Classification based on types of questions
• Complex questions
Complex questions are more difficult to answer and whose answers generally consists of
list of "nuggets". Complex question such as "Two trains running in opposite directions
cross a man standing on the platform in 27 seconds and 17 seconds respectively and they
cross each other in 23 seconds. The ratio of their speeds is:" often require inferring
and synthesizing information from multiple documents to get multiple nuggets as answers.
Architecture of
QA
Architecture of QA
A natural language question-answering system is a computer program that automatically answers questions
using NLP. The basic process of a natural language QA system includes the following steps:
1. Text pre-processing: The question is pre-processed to remove irrelevant information and standardize the text’s
format. This step includes tokenization, lemmatization, and stop-word removal, among others.
2. Question processing: The pre-processed question is analyzed to extract the relevant entities and concepts and
to identify the type of question being asked. This step can be done using natural language processing (NLP)
techniques such as named entity recognition, dependency parsing, and part-of-speech tagging.

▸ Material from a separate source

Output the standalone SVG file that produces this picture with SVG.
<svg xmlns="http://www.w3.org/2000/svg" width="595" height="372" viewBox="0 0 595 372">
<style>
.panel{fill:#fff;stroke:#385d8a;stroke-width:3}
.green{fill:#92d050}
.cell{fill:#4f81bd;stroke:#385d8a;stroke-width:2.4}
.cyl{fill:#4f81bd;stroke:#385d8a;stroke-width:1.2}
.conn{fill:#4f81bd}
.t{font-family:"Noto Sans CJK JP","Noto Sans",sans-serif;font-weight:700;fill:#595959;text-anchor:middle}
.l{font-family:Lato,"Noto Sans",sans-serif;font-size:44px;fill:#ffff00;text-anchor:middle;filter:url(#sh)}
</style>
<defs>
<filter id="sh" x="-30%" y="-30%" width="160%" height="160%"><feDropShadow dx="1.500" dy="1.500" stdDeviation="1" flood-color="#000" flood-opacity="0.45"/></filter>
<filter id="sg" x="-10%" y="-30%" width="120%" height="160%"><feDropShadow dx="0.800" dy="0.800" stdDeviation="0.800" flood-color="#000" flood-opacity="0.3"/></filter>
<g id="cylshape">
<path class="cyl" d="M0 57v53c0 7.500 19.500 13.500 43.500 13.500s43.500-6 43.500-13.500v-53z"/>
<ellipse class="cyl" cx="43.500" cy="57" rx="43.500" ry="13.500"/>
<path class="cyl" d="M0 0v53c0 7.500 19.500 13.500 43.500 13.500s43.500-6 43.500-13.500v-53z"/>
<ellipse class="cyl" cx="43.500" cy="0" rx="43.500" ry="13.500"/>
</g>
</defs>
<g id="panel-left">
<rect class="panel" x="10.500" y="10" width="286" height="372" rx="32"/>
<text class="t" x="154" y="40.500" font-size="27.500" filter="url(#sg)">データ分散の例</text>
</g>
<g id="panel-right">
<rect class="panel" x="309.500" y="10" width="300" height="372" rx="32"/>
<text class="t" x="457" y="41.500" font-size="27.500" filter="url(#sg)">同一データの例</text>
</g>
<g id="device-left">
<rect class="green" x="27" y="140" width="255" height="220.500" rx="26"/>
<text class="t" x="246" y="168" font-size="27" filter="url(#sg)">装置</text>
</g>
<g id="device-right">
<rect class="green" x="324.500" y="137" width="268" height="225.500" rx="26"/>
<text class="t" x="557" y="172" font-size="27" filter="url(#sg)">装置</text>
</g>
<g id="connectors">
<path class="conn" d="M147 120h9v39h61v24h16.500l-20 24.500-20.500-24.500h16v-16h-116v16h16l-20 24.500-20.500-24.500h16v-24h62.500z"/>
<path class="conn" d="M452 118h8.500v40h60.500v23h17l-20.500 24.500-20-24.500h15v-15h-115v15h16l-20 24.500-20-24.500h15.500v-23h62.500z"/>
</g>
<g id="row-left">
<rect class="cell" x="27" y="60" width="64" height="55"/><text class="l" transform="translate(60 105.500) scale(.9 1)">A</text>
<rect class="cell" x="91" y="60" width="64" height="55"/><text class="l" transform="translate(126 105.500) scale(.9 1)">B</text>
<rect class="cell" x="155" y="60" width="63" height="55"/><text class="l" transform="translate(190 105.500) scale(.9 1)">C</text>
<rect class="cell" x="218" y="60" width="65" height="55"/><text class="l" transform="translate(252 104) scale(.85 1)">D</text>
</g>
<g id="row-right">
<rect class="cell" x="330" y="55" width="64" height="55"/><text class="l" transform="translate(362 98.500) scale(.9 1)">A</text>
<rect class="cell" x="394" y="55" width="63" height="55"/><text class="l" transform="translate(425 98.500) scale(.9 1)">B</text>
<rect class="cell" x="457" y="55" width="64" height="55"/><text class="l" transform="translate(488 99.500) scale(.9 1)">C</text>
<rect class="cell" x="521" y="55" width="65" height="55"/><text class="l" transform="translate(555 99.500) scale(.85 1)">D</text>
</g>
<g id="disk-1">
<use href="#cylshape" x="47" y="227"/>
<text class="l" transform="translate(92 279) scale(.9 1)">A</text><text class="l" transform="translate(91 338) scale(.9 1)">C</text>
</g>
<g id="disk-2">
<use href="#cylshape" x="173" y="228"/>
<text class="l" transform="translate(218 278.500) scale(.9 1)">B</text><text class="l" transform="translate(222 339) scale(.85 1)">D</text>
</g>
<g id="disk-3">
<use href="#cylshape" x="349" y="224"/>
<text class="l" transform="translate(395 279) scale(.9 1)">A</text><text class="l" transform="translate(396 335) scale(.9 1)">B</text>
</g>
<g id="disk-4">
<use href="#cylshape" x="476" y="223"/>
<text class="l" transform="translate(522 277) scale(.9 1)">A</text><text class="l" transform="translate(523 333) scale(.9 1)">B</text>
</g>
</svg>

3. Information retrieval: The question is used to search a database or corpus of text to retrieve the most relevant
information. This can be done using information retrieval techniques such as keyword search or semantic
search.
4. Answer processing: The retrieved information is analyzed to extract the specific answer to the question. This
can be done using various techniques, such as machine learning algorithms, rule-based systems, or a
combination.
5. Ranking: The extracted answers are ranked based on relevance and confidence score.
Application of QA
• Fact-checking if a fact is verified, by posing a question like: is fact X true or false
• Customer service
• Technical support
• Market research
• Generating reports or conducting research.
Sentiment Analysis
• Sentiment analysis is a popular task in natural language processing. The goal of sentiment analysis
is to classify the text based on the mood or mentality expressed in the text, which can be positive
negative, or neutral.
• The goal which Sentiment analysis tries to gain is to be analyzed people’s opinions in a way that
can help businesses expand.
• It focuses not only on polarity (positive, negative & neutral) but also on emotions (happy, sad,
angry, etc.).
Types of Sentiment Analysis
1.Fine-grained sentiment analysis: This depends on the polarity base. This category can be
designed as very positive, positive, neutral, negative, or very negative. The rating is done on a
scale of 1 to 5. If the rating is 5 then it is very positive, 2 then negative, and 3 then neutral.

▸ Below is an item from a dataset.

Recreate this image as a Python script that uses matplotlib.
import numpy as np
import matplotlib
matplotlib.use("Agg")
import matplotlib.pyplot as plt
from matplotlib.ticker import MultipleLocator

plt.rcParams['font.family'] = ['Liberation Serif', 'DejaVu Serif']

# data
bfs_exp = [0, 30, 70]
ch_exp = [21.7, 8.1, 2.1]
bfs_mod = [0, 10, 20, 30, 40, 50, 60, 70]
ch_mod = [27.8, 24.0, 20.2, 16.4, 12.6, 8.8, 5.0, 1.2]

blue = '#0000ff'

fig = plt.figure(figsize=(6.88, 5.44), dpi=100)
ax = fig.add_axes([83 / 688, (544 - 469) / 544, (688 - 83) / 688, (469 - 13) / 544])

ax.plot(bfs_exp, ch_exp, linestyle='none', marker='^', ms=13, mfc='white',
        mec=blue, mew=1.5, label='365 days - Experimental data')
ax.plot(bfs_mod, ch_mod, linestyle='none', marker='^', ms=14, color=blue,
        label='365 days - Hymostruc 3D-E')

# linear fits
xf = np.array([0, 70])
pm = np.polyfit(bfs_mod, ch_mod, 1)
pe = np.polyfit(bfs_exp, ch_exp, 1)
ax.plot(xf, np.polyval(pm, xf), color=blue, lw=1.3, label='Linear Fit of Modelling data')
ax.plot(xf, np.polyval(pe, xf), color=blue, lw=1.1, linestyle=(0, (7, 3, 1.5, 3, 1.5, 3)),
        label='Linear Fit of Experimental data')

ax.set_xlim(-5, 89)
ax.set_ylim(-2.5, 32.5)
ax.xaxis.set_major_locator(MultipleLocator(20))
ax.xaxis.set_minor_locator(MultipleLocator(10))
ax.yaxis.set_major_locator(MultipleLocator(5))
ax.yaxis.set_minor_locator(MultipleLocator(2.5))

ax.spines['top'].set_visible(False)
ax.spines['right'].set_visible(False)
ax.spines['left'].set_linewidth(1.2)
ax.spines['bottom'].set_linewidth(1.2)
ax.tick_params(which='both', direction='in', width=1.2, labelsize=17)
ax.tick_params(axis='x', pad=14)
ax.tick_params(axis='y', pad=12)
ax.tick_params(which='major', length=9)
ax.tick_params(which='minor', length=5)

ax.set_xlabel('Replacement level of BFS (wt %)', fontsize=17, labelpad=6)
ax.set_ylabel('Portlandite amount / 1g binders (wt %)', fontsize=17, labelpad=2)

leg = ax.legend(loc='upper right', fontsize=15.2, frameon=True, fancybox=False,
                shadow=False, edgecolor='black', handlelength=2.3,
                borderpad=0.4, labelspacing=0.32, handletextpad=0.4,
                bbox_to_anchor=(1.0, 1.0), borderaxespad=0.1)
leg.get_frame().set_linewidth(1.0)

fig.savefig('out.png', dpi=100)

2.Emotion detection: The sentiments happy, sad, angry, upset, jolly, pleasant, and so on come
under emotion detection. It is also known as a lexicon method of sentiment analysis.

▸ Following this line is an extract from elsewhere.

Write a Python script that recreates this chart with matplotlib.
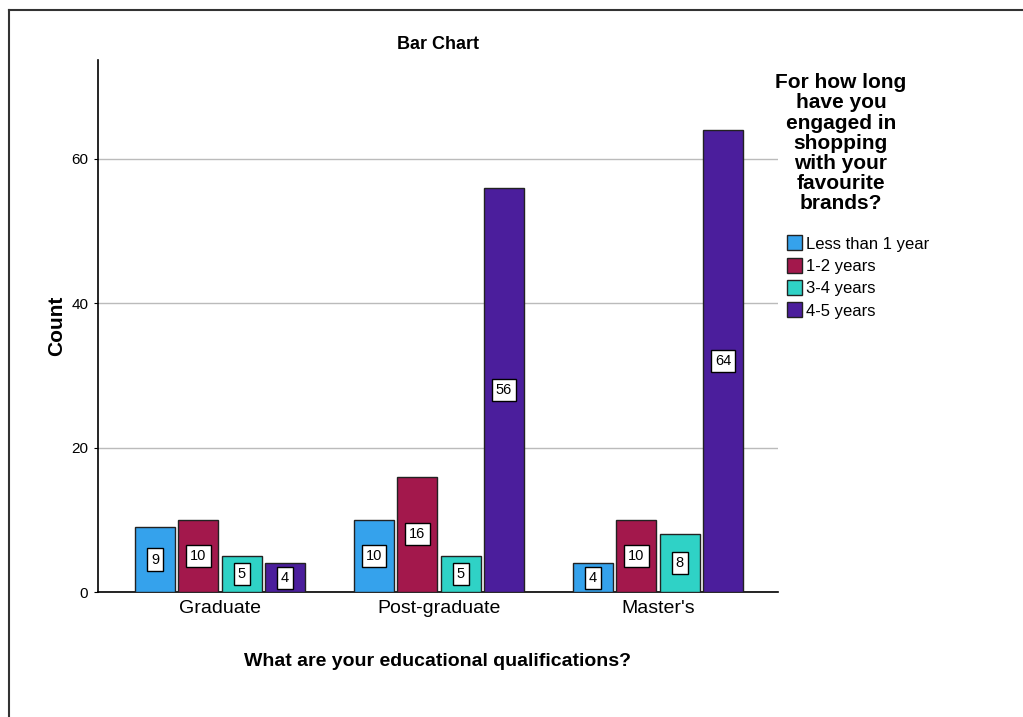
import matplotlib.pyplot as plt
import numpy as np
from matplotlib.lines import Line2D
from matplotlib.patches import Patch

plt.rcParams['font.family'] = ['Liberation Sans', 'DejaVu Sans']

qualifications = ['Graduate', 'Post-graduate', "Master's"]
durations = ['Less than 1 year', '1-2 years', '3-4 years', '4-5 years']
counts = {
    'Less than 1 year': [9, 10, 4],
    '1-2 years': [10, 16, 10],
    '3-4 years': [5, 5, 8],
    '4-5 years': [4, 56, 64],
}
colors = ['#35a2ec', '#a3184c', '#2fd2c6', '#4b1e9c']

fig = plt.figure(figsize=(10.23, 7.17), dpi=100)
ax = fig.add_axes([0.0958, 0.1743, 0.6647, 0.742])

x = np.arange(len(qualifications))
step = 0.198
width = 0.183
for i, (name, col) in enumerate(zip(durations, colors)):
    pos = x + (i - 1.5) * step
    vals = counts[name]
    ax.bar(pos, vals, width, color=col, edgecolor='#222222', linewidth=1, zorder=3)
    for px, v in zip(pos, vals):
        ax.text(px, v / 2, str(v), ha='center', va='center', fontsize=10.5,
                zorder=4,
                bbox=dict(boxstyle='square,pad=0.28', facecolor='white',
                          edgecolor='black', linewidth=1))

ax.set_xlim(-0.557, 2.548)
ax.set_ylim(0, 73.7)
ax.set_yticks([0, 20, 40, 60])
ax.yaxis.grid(True, color='#bbbbbb', linewidth=1, zorder=0)
ax.set_axisbelow(True)
ax.set_xticks(x)
ax.set_xticklabels(qualifications, fontsize=14)
ax.tick_params(axis='x', length=0, pad=6)
ax.tick_params(axis='y', labelsize=11, length=3, pad=4)
for s in ['top', 'right']:
    ax.spines[s].set_visible(False)
ax.spines['left'].set_linewidth(1.2)
ax.spines['bottom'].set_linewidth(1.2)

ax.set_ylabel('Count', fontsize=15, fontweight='bold', labelpad=4)
ax.set_xlabel('What are your educational qualifications?', fontsize=14,
              fontweight='bold', labelpad=26)
ax.set_title('Bar Chart', fontsize=13, fontweight='bold', pad=8)

# legend: heading as separate text, then swatches
fig.text(0.822, 0.898, 'For how long\nhave you\nengaged in\nshopping\nwith your\nfavourite\nbrands?',
         ha='center', va='top', fontsize=15, fontweight='bold', linespacing=1.08)
handles = [Patch(facecolor=c, edgecolor='#222222', linewidth=1) for c in colors]
fig.legend(handles, durations, loc='upper left', bbox_to_anchor=(0.758, 0.688),
           frameon=False, fontsize=12, handlelength=0.9, handleheight=1.0,
           handletextpad=0.25, labelspacing=0.37, borderpad=0.2)

# outer frame lines on top and left
fig.add_artist(Line2D([0.009, 1.0], [0.986, 0.986], color='#333333', linewidth=1.5))
fig.add_artist(Line2D([0.009, 0.009], [0.0, 0.986], color='#333333', linewidth=1.5))

fig.savefig('out.png', dpi=100)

3.Aspect-based sentiment analysis: It focuses on a particular aspect for instance if a person
wants to check the feature of the cell phone then it checks the aspect such as the battery,
screen, and camera quality then aspect based is used.
4.Multilingual sentiment analysis: Multilingual consists of different languages where the
classification needs to be done as positive, negative, and neutral. This is highly challenging
and comparatively difficult.
How does Sentiment Analysis work
1. Rule-based approach: Over here, the lexicon method, tokenization, and parsing come in the rule-based. The
approach is that counts the number of positive and negative words in the given dataset. If the number of
positive words is greater than the number of negative words then the sentiment is positive else vice-versa.
2. Machine Learning Approach: This approach works on the machine learning technique. Firstly, the datasets are
trained and predictive analysis is done. The next process is the extraction of words from the text is done. This
text extraction can be done using different techniques such as Naive Bayes, Support Vector machines, hidden
Markov model, and conditional random fields like this machine learning techniques are used.
3. Neural network Approach: In the last few years neural networks have evolved at a very rate. It involves using
artificial neural networks, which are inspired by the structure of the human brain, to classify text into positive,
negative, or neutral sentiments. it has Recurrent neural networks, Long short-term memory, Gated recurrent
unit, etc to process sequential data like text.
4. Hybrid Approach: It is the combination of two or more approaches i.e. rule-based and Machine
Learning approaches. The surplus is that the accuracy is high compared to the other two approaches.
Applications
1.Social Media: If for instance the comments on social media side as Instagram, over here all
the reviews are analyzed and categorized as positive, negative, and neutral.
2.Customer Service: In the play store, all the comments in the form of 1 to 5 are done with the
help of sentiment analysis approaches.
3.Marketing Sector: In the marketing area where a particular product needs to be reviewed as
good or bad.
4.Reviewer side: All the reviewers will have a look at the comments and will check and give the
overall review of the product.
Challenges of Sentiment Analysis
• If the data is in the form of a tone, then it becomes really difficult to detect whether the
comment is pessimist or optimistic.

• If the data is in the form of emoji, then you need to detect whether it is good or bad.

• Even the ironic, sarcastic, comparing comments detection is really hard.

• Comparing a neutral statement is a big task.